As one of 14 UK police officers who won a Fulbright scholarship to study aspects of US policing, Sgt Dowd is looking at how crisis intervention training (CIT), a strategy employed by growing numbers of US police departments, can help minimise the risk that people with mental health problems pose to themselves and to the public.

"CIT doesn't try to train officers to be psychologists. It is about identifying when a situation involves someone with a mental problem and what options are open to officers as opposed to police custody," Sgt Dowd said.

"The ultimate aim is to decriminalise people who are ill. It is almost a safety net for those with mental health problems. Officers deal with people in such situations less violently, which benefits the people concerned, their families as well as the public and officers themselves."

Figures from the Office of National Statistics report Psychiatric Morbidity Among Prisoners in England and Wales show that 78 per cent of male remand prisoners had personality disorders that led to stress or suffering for them or others. Half of female prisoners had personality disorders.

This does not mean that more than three-quarters of men on remand committed crimes when or because they were suffering mental health problems, merely that they also suffer from disorders. But the parallels are clear and are worth serious investigation. "A high proportion of the people police shoot have mental health problems," Sgt Dowd said.

Sgt Dowd's work has already attracted the attention of the Association of Chief Police Officers and outside bodies such as the mental health charity Mind, and so could be incorporated into a future UK version of the CIT initiative.

Detective chief inspector Kate Halpin is considering a career break with a view to studying for a masters in criminology in Los Angeles, where she spent seven months studying gang-related youth crime.

DCI Halpin, a senior officer in the Metropolitan Police's professional standards unit, would continue research into the world of LA gangs to understand the drivers behind gang recruitment and behaviour and how the Los Angeles Police Department and Sheriff's Department are working to break such cycles.
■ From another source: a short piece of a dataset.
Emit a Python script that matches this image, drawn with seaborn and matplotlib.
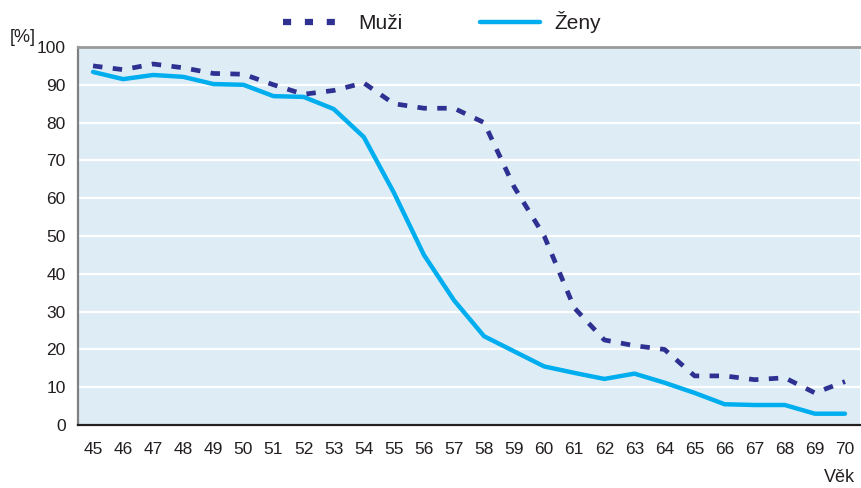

DCI Halpin soon learnt that gang-related crime is on a different scale altogether in LA, where there are scores of fatal shootings each year.

Entire families can have gang links stretching back decades. DCI Halpin said: "Gang membership is almost predetermined at birth for some people."

DCI Halpin found many of the ideas behind the more community-oriented efforts aimed at preventing gang-related crime in LA were informative and potentially applicable to UK policing.

"In 1992 the city of LA recorded 1,150 murders. By 1997-98 it was down to 450 a year. There might be a lot of reasons for this huge reduction, including demographics and resettlement programmes but some of it has to be down to the community programmes run by the police," DCI Halpin said.

One initiative that caught DCI Halpin's eye was the LA Bridges programme that aims to cut youth-on-youth crime, much of which happens in the first three hours after school.

The police helped set up safe passages home, involving local people as "minders", and school staff were paid overtime to keep schools open later, additionally providing time for extra tuition.

Many ideas from DCI Halpin's studies are now feeding into police and local authority policy development in London.